Each line below should be retyped exactly, with no pictures.
== RECORDED INFORMATION
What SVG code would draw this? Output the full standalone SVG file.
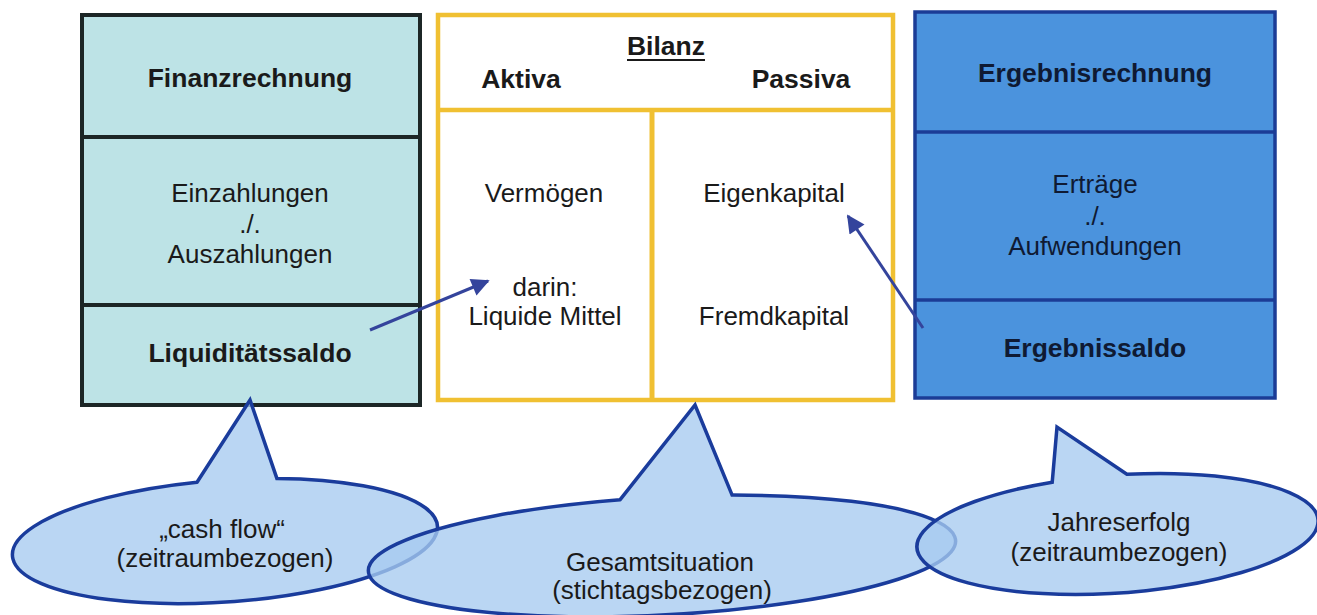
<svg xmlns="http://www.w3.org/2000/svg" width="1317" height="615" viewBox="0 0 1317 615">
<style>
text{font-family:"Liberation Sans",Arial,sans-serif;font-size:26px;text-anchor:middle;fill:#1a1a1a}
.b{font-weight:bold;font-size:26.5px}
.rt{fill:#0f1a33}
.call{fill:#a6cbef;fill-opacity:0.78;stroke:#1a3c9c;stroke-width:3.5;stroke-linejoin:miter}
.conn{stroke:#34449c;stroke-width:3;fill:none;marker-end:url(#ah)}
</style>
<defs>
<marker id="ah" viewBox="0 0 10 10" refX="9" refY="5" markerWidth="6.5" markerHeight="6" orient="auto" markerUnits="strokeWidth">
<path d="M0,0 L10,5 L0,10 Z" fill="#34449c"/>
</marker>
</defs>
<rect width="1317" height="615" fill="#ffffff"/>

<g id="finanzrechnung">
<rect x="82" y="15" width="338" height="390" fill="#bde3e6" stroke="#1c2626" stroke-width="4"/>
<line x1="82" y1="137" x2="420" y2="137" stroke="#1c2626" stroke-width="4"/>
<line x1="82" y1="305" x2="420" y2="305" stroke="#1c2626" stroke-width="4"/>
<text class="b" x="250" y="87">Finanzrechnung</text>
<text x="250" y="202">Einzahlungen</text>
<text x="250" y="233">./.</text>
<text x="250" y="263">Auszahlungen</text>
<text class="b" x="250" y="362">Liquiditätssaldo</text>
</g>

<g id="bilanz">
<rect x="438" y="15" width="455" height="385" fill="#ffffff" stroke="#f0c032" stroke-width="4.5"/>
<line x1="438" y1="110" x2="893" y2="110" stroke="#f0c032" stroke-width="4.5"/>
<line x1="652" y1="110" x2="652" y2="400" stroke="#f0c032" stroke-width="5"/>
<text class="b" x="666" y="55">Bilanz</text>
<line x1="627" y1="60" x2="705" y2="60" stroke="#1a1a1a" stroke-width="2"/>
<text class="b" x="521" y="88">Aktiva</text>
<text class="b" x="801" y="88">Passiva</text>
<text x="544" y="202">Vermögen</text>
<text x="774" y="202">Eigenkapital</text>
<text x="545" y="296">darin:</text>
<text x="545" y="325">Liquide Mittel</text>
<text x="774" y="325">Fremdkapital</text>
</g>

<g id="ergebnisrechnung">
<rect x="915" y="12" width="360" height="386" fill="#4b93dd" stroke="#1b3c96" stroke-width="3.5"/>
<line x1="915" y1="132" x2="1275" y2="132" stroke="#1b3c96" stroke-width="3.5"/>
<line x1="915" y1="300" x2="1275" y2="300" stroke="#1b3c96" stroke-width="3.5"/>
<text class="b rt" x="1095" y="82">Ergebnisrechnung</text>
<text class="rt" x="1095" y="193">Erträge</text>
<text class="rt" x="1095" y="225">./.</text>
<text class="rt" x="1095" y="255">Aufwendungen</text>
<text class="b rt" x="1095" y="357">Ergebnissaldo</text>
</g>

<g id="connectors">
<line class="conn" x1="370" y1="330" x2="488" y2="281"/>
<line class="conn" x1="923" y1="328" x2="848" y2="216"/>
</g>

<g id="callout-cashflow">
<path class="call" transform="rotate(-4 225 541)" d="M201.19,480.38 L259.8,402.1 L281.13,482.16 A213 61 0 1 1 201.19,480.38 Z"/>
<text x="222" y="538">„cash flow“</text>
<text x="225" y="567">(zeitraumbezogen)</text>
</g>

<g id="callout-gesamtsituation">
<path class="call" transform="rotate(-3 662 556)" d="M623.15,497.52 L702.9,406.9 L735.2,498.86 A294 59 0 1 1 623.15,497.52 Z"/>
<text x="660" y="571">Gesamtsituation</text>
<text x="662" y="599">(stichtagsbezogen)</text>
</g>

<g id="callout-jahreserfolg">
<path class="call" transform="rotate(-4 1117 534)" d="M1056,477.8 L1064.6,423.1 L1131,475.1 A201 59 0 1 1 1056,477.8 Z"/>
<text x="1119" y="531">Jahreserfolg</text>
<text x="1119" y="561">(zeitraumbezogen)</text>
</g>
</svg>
====
### [OUTPUT OF THE TASK]
What SVG code would draw this? Output the full standalone SVG file.
<svg xmlns="http://www.w3.org/2000/svg" width="1317" height="615" viewBox="0 0 1317 615">
<style>
text{font-family:"Liberation Sans",Arial,sans-serif;font-size:26px;text-anchor:middle;fill:#1a1a1a}
.b{font-weight:bold;font-size:26.5px}
.rt{fill:#0f1a33}
.call{fill:#a6cbef;fill-opacity:0.78;stroke:#1a3c9c;stroke-width:3.5;stroke-linejoin:miter}
.conn{stroke:#34449c;stroke-width:3;fill:none;marker-end:url(#ah)}
</style>
<defs>
<marker id="ah" viewBox="0 0 10 10" refX="9" refY="5" markerWidth="6.5" markerHeight="6" orient="auto" markerUnits="strokeWidth">
<path d="M0,0 L10,5 L0,10 Z" fill="#34449c"/>
</marker>
</defs>
<rect width="1317" height="615" fill="#ffffff"/>

<g id="finanzrechnung">
<rect x="82" y="15" width="338" height="390" fill="#bde3e6" stroke="#1c2626" stroke-width="4"/>
<line x1="82" y1="137" x2="420" y2="137" stroke="#1c2626" stroke-width="4"/>
<line x1="82" y1="305" x2="420" y2="305" stroke="#1c2626" stroke-width="4"/>
<text class="b" x="250" y="87">Finanzrechnung</text>
<text x="250" y="202">Einzahlungen</text>
<text x="250" y="233">./.</text>
<text x="250" y="263">Auszahlungen</text>
<text class="b" x="250" y="362">Liquiditätssaldo</text>
</g>

<g id="bilanz">
<rect x="438" y="15" width="455" height="385" fill="#ffffff" stroke="#f0c032" stroke-width="4.5"/>
<line x1="438" y1="110" x2="893" y2="110" stroke="#f0c032" stroke-width="4.5"/>
<line x1="652" y1="110" x2="652" y2="400" stroke="#f0c032" stroke-width="5"/>
<text class="b" x="666" y="55">Bilanz</text>
<line x1="627" y1="60" x2="705" y2="60" stroke="#1a1a1a" stroke-width="2"/>
<text class="b" x="521" y="88">Aktiva</text>
<text class="b" x="801" y="88">Passiva</text>
<text x="544" y="202">Vermögen</text>
<text x="774" y="202">Eigenkapital</text>
<text x="545" y="296">darin:</text>
<text x="545" y="325">Liquide Mittel</text>
<text x="774" y="325">Fremdkapital</text>
</g>

<g id="ergebnisrechnung">
<rect x="915" y="12" width="360" height="386" fill="#4b93dd" stroke="#1b3c96" stroke-width="3.5"/>
<line x1="915" y1="132" x2="1275" y2="132" stroke="#1b3c96" stroke-width="3.5"/>
<line x1="915" y1="300" x2="1275" y2="300" stroke="#1b3c96" stroke-width="3.5"/>
<text class="b rt" x="1095" y="82">Ergebnisrechnung</text>
<text class="rt" x="1095" y="193">Erträge</text>
<text class="rt" x="1095" y="225">./.</text>
<text class="rt" x="1095" y="255">Aufwendungen</text>
<text class="b rt" x="1095" y="357">Ergebnissaldo</text>
</g>

<g id="connectors">
<line class="conn" x1="370" y1="330" x2="488" y2="281"/>
<line class="conn" x1="923" y1="328" x2="848" y2="216"/>
</g>

<g id="callout-cashflow">
<path class="call" transform="rotate(-4 225 541)" d="M201.19,480.38 L259.8,402.1 L281.13,482.16 A213 61 0 1 1 201.19,480.38 Z"/>
<text x="222" y="538">„cash flow“</text>
<text x="225" y="567">(zeitraumbezogen)</text>
</g>

<g id="callout-gesamtsituation">
<path class="call" transform="rotate(-3 662 556)" d="M623.15,497.52 L702.9,406.9 L735.2,498.86 A294 59 0 1 1 623.15,497.52 Z"/>
<text x="660" y="571">Gesamtsituation</text>
<text x="662" y="599">(stichtagsbezogen)</text>
</g>

<g id="callout-jahreserfolg">
<path class="call" transform="rotate(-4 1117 534)" d="M1056,477.8 L1064.6,423.1 L1131,475.1 A201 59 0 1 1 1056,477.8 Z"/>
<text x="1119" y="531">Jahreserfolg</text>
<text x="1119" y="561">(zeitraumbezogen)</text>
</g>
</svg>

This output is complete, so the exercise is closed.